The Letter and the Spirit: Special Publication

In honor of the Kinus Hashluchim, we present a special Edition to the weekly “Letter and the Spirit” publication. In this letter, the Rebbe explains the goal of “lich’she’yofutzu ma’a’yonosecho chutzo” in reaching not only the outside, far places, but also those Jews who are as yet “outside” and removed from Torah and mitzvos. The Rebbe also explains the unique power of chassidus to do this. The letter, written originally in English, is from THE LETTER AND THE SPIRIT – VOLUME 4, available in the Crown Hights judaica stores and on Amazon.

By the Grace of G-d
28th of Teveth, 5726
Brooklyn, N.Y.
Mr.
Scranton, Pa.
Shalom uBrocho:
This is in reply to your letter, the delay being due to a backlog of correspondence.
You ask – what is the meaning of the Baal Shem Tov’s words aimosai kossi mar/when will the master come? and what is the interpretation of this in regard to Chabad Chasidus?
The meaning of the first part of the question is simply “When will the master (Moshiach) come?” In other words, “What could be done to speed up your coming?”
To this, Moshiach answered – and this is the answer to the second part of your question: “When your fountains will be spread forth abroad (literally, ‘outside’)/lich’she’yofutzoo ma’ayonossecho chootzo.
The meaning of those words is that Moshiach promised to come when the fountains of the Baal Shem Tov’s teachings, i.e. the life-giving teachings of Chasidus, will be spread far and wide among the Jewish people, even among those who are as yet “outside” and removed from Torah and mitzvos.
In other words, Chasidus is the way which has been revealed by the Baal Shem Tov not only to bring life and vitality into the observance of Yidishkeit among the observant, but it has the power also to bring back into the Jewish fold those who for various reasons have been brought up in total ignorance of the Torah and mitzvos.
Why is it that Chasidus has such power to inspire and infuse and illuminate a Jew’s heart and soul?

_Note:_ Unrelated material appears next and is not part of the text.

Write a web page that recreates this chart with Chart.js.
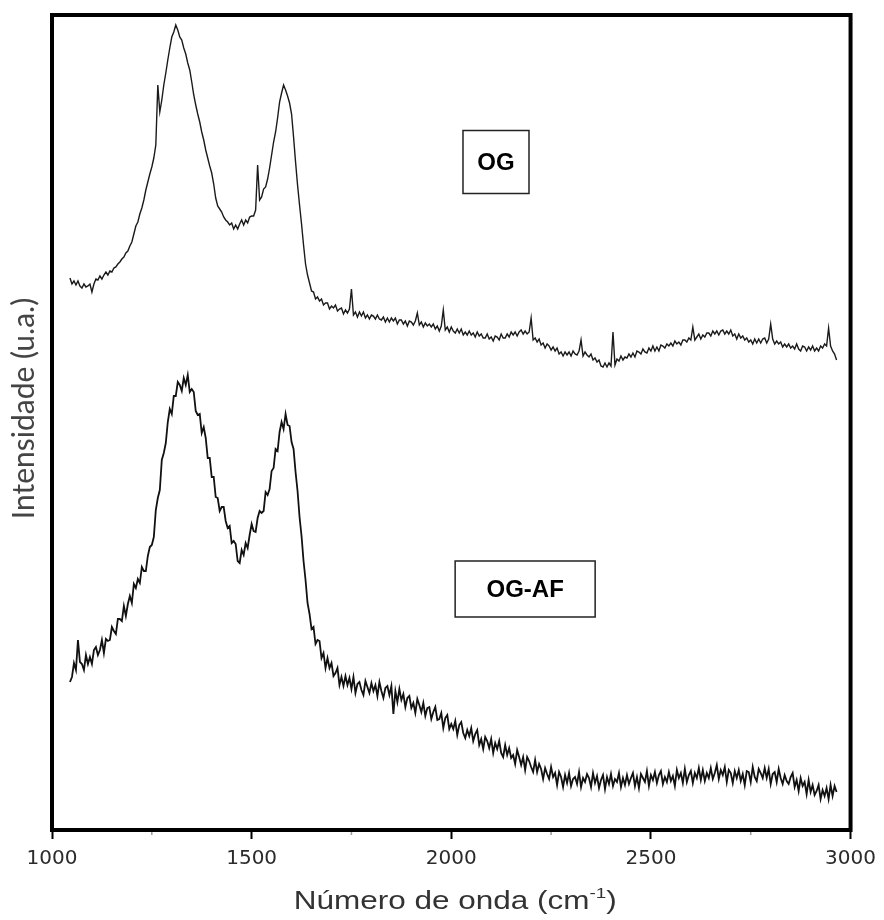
<!DOCTYPE html>
<html>
<head>
<meta charset="utf-8">
<title>Raman OG / OG-AF</title>
<script src="https://cdn.jsdelivr.net/npm/chart.js@4.4.1/dist/chart.umd.min.js"></script>
<style>
  html, body { margin: 0; padding: 0; background: #fff; }
  #wrap { width: 884px; height: 920px; }
</style>
</head>
<body>
<div id="wrap"><canvas id="raman" width="884" height="920"></canvas></div>
<script>
// sampling grid of the spectra (cm-1)
const startWn = 1045;
const stepWn = 5;

// intensity (u.a.) of OG, one value every 5 cm-1, rows of 100 cm-1
const ogIntensity = [
  552, 546, 549, 545, 549, 544, 542, 546, 543, 544, 546, 538, 546, 551, 550, 554, 551, 555, 558, 555,
  559, 558, 562, 563, 566, 568, 571, 573, 577, 579, 584, 588, 596, 604, 608, 616, 622, 630, 640, 648,
  656, 663, 672, 685, 745, 718, 730, 745, 757, 770, 782, 793, 798, 805, 800, 793, 790, 782, 776, 767,
  760, 748, 735, 725, 716, 708, 698, 690, 680, 672, 664, 657, 646, 632, 624, 621, 618, 613, 610, 608,
  605, 607, 601, 605, 601, 606, 610, 605, 610, 607, 613, 614, 614, 620, 665, 630, 633, 641, 643, 651,
  662, 675, 688, 698, 712, 728, 737, 745, 740, 734, 727, 716, 693, 668, 645, 625, 606, 585, 566, 555,
  547, 539, 538, 531, 533, 529, 531, 525, 527, 527, 521, 524, 522, 525, 519, 521, 522, 516, 520, 517,
  521, 541, 515, 518, 513, 518, 514, 518, 512, 515, 511, 515, 514, 511, 515, 511, 510, 513, 508, 512,
  508, 512, 509, 512, 506, 510, 510, 506, 509, 504, 509, 508, 505, 509, 517, 505, 508, 503, 507, 504,
  506, 503, 506, 501, 504, 499, 504, 520, 500, 503, 498, 503, 499, 497, 501, 497, 501, 495, 498, 495,
  499, 495, 497, 493, 498, 494, 496, 492, 492, 496, 491, 493, 489, 494, 493, 490, 496, 492, 492, 496,
  493, 498, 495, 498, 494, 498, 500, 496, 499, 496, 498, 512, 490, 492, 488, 491, 485, 487, 482, 486,
  484, 480, 483, 479, 482, 476, 478, 474, 478, 475, 478, 474, 479, 476, 475, 479, 490, 474, 478, 475,
  473, 476, 470, 472, 468, 470, 464, 463, 467, 463, 467, 464, 498, 465, 471, 469, 474, 470, 473, 472,
  476, 473, 477, 473, 479, 478, 476, 481, 478, 477, 482, 479, 484, 479, 483, 479, 485, 484, 482, 486,
  484, 487, 484, 489, 486, 488, 485, 490, 490, 488, 492, 490, 503, 490, 493, 496, 491, 495, 493, 497,
  497, 494, 499, 496, 499, 495, 499, 500, 496, 499, 496, 500, 494, 496, 491, 496, 492, 494, 490, 492,
  488, 490, 486, 491, 487, 491, 487, 491, 492, 487, 491, 506, 491, 486, 489, 486, 488, 483, 486, 483,
  486, 482, 484, 481, 486, 481, 479, 484, 483, 479, 483, 480, 484, 479, 482, 479, 484, 482, 486, 484,
  502, 484, 479, 476, 470
];

// intensity (u.a.) of OG-AF, same grid
const ogafIntensity = [
  148, 153, 167, 160, 190, 168, 166, 160, 175, 166, 173, 166, 180, 183, 175, 180, 190, 177, 191, 189,
  190, 203, 199, 196, 211, 211, 209, 224, 214, 226, 234, 227, 246, 242, 251, 247, 263, 259, 259, 274,
  283, 285, 293, 320, 332, 340, 370, 377, 387, 408, 421, 416, 434, 434, 448, 445, 439, 452, 445, 455,
  438, 441, 438, 419, 415, 416, 397, 403, 392, 372, 372, 353, 353, 333, 332, 319, 323, 323, 309, 302,
  304, 287, 289, 286, 269, 267, 280, 275, 287, 282, 295, 306, 299, 298, 312, 319, 317, 319, 338, 335,
  341, 359, 362, 381, 379, 398, 408, 401, 416, 405, 404, 388, 381, 358, 339, 313, 294, 269, 250, 227,
  216, 201, 203, 186, 190, 189, 172, 177, 162, 172, 162, 167, 154, 157, 162, 145, 153, 144, 154, 145,
  152, 141, 153, 137, 146, 148, 140, 135, 149, 143, 137, 147, 139, 145, 134, 148, 139, 132, 142, 144,
  135, 144, 116, 139, 128, 141, 130, 136, 123, 132, 134, 122, 127, 117, 131, 125, 118, 127, 114, 122,
  123, 111, 118, 123, 110, 111, 117, 102, 112, 115, 101, 106, 101, 109, 95, 105, 108, 97, 92, 100,
  94, 102, 89, 96, 100, 85, 91, 81, 93, 89, 82, 91, 77, 87, 81, 89, 77, 73, 85, 75,
  82, 72, 75, 66, 80, 73, 65, 73, 60, 73, 69, 63, 58, 70, 58, 66, 61, 51, 62, 56,
  51, 63, 53, 57, 45, 58, 53, 43, 55, 47, 57, 44, 51, 53, 46, 58, 43, 52, 48, 56,
  52, 43, 57, 47, 54, 42, 50, 55, 41, 53, 46, 56, 44, 51, 48, 57, 43, 52, 45, 55,
  46, 52, 57, 44, 53, 42, 56, 52, 48, 59, 44, 55, 50, 58, 47, 55, 59, 46, 53, 48,
  58, 49, 54, 44, 60, 52, 57, 47, 61, 48, 55, 59, 47, 57, 52, 62, 50, 60, 49, 57,
  52, 62, 51, 57, 65, 51, 60, 55, 63, 48, 60, 57, 47, 59, 52, 60, 49, 56, 45, 59,
  58, 48, 63, 53, 49, 61, 57, 52, 62, 52, 61, 46, 56, 58, 48, 61, 52, 46, 55, 49,
  46, 53, 57, 43, 50, 39, 52, 44, 48, 36, 50, 38, 45, 35, 39, 45, 31, 40, 34, 42,
  31, 45, 34, 44, 38
];

const xTicks = [1000, 1500, 2000, 2500, 3000];
const xMinorTicks = [1250, 1750, 2250, 2750];

// sample labels, anchored in data coordinates
const sampleLabels = [
  { text: 'OG', wn: 2112, y: 668, w: 66, h: 63 },
  { text: 'OG-AF', wn: 2185, y: 241, w: 140, h: 56 }
];

function toPoints(values) {
  return values.map((v, i) => ({ x: startWn + i * stepWn, y: v }));
}

const framePlugin = {
  id: 'frame',
  afterDraw(chart) {
    const { ctx, chartArea: a, scales } = chart;
    const xs = scales.x, ys = scales.y;
    ctx.save();

    // minor ticks
    ctx.strokeStyle = '#999';
    ctx.lineWidth = 1.5;
    xMinorTicks.forEach(t => {
      const px = xs.getPixelForValue(t);
      ctx.beginPath();
      ctx.moveTo(px, a.bottom);
      ctx.lineTo(px, a.bottom + 5);
      ctx.stroke();
    });

    // thick box round the plot
    ctx.strokeStyle = '#000';
    ctx.lineWidth = 4;
    ctx.strokeRect(a.left, a.top, a.right - a.left, a.bottom - a.top);

    // sample label boxes
    sampleLabels.forEach(l => {
      const cx = xs.getPixelForValue(l.wn);
      const cy = ys.getPixelForValue(l.y);
      ctx.lineWidth = 1.5;
      ctx.strokeStyle = '#222';
      ctx.fillStyle = '#fff';
      ctx.fillRect(cx - l.w / 2, cy - l.h / 2, l.w, l.h);
      ctx.strokeRect(cx - l.w / 2, cy - l.h / 2, l.w, l.h);
      ctx.fillStyle = '#000';
      ctx.font = 'bold 24px "Liberation Sans", Arial, sans-serif';
      ctx.textAlign = 'center';
      ctx.textBaseline = 'middle';
      ctx.fillText(l.text, cx, cy + 1);
    });

    // x axis title with superscript, drawn slightly stretched
    ctx.save();
    ctx.fillStyle = '#333';
    ctx.textBaseline = 'alphabetic';
    ctx.textAlign = 'left';
    const mainFont = '25px "Liberation Sans", Arial, sans-serif';
    const supFont = '15px "Liberation Sans", Arial, sans-serif';
    const part1 = 'Número de onda (cm', sup = '-1', part2 = ')';
    ctx.font = mainFont;
    const w1 = ctx.measureText(part1).width, w3 = ctx.measureText(part2).width;
    ctx.font = supFont;
    const w2 = ctx.measureText(sup).width;
    const stretch = 1.26;
    ctx.translate((a.left + a.right) / 2 + 4, 909);
    ctx.scale(stretch, 1);
    const x0 = -(w1 + w2 + w3) / 2;
    ctx.font = mainFont;
    ctx.fillText(part1, x0, 0);
    ctx.font = supFont;
    ctx.fillText(sup, x0 + w1, -11);
    ctx.font = mainFont;
    ctx.fillText(part2, x0 + w1 + w2, 0);
    ctx.restore();

    // y axis title
    ctx.translate(24, (a.top + a.bottom) / 2 - 14);
    ctx.rotate(-Math.PI / 2);
    ctx.textAlign = 'center';
    ctx.textBaseline = 'middle';
    ctx.font = '30px Lato, "Liberation Sans", sans-serif';
    ctx.fillStyle = '#444';
    ctx.fillText('Intensidade (u.a.)', 0, 0);
    ctx.restore();
  }
};

const ctx = document.getElementById('raman').getContext('2d');
new Chart(ctx, {
  type: 'line',
  data: {
    datasets: [
      {
        label: 'OG',
        data: toPoints(ogIntensity),
        borderColor: '#1a1a1a',
        borderWidth: 1.4,
        pointRadius: 0,
        tension: 0
      },
      {
        label: 'OG-AF',
        data: toPoints(ogafIntensity),
        borderColor: '#111',
        borderWidth: 1.8,
        pointRadius: 0,
        tension: 0
      }
    ]
  },
  options: {
    responsive: false,
    animation: false,
    devicePixelRatio: 1,
    layout: { padding: { left: 52, right: 32, top: 15, bottom: 0 } },
    plugins: {
      legend: { display: false },
      tooltip: { enabled: false }
    },
    scales: {
      x: {
        type: 'linear',
        min: 1000,
        max: 3000,
        afterBuildTicks: scale => {
          scale.ticks = xTicks.map(v => ({ value: v }));
        },
        afterFit: scale => { scale.height = 90; },
        ticks: {
          color: '#2b2b2b',
          padding: 8,
          maxRotation: 0,
          font: { family: '"DejaVu Sans", sans-serif', size: 20 },
          callback: v => String(v)
        },
        grid: {
          drawOnChartArea: false,
          drawTicks: true,
          tickLength: 9,
          tickColor: '#000',
          tickWidth: 2
        },
        border: { display: false }
      },
      y: {
        display: false,
        min: 0,
        max: 815
      }
    }
  },
  plugins: [framePlugin]
});
</script>
</body>
</html>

This is connected with the very nature and teachings of Chasidus, which cannot here be discussed; we can only say, Go and study it for yourself. One quality may be mentioned here briefly: Chasidus, with its emphasis on love of G-d, love of the Torah and love of fellow-Jew, touches the innermost fibers of the Jewish soul, in which these qualities are already there from birth; hence it finds a ready response. In Chabad the teachings of Chasidus are expounded and explained systematically and deeply, in a way that appeals both to the heart and mind, bringing both into true harmony. Chabad therefore has a particular appeal also to the individual with a bent for deeper thinking. Nevertheless, the emphasis is always on the actual deed, the practice and fulfillment of the mitzvos, which is the first step on the journey into Chasidus, as into Yiddishkeit in general, since, as Chabad explains at length, the very act of a mitzvah unites the Jew with G-d and enables him, the Jew, to break though the barrier of his otherwise finite and limited mind (as every human brain has its natural limitations), opening up new horizons and insights, many of which have been revealed in Chasidus in general and in Chabad Chasidus in particular.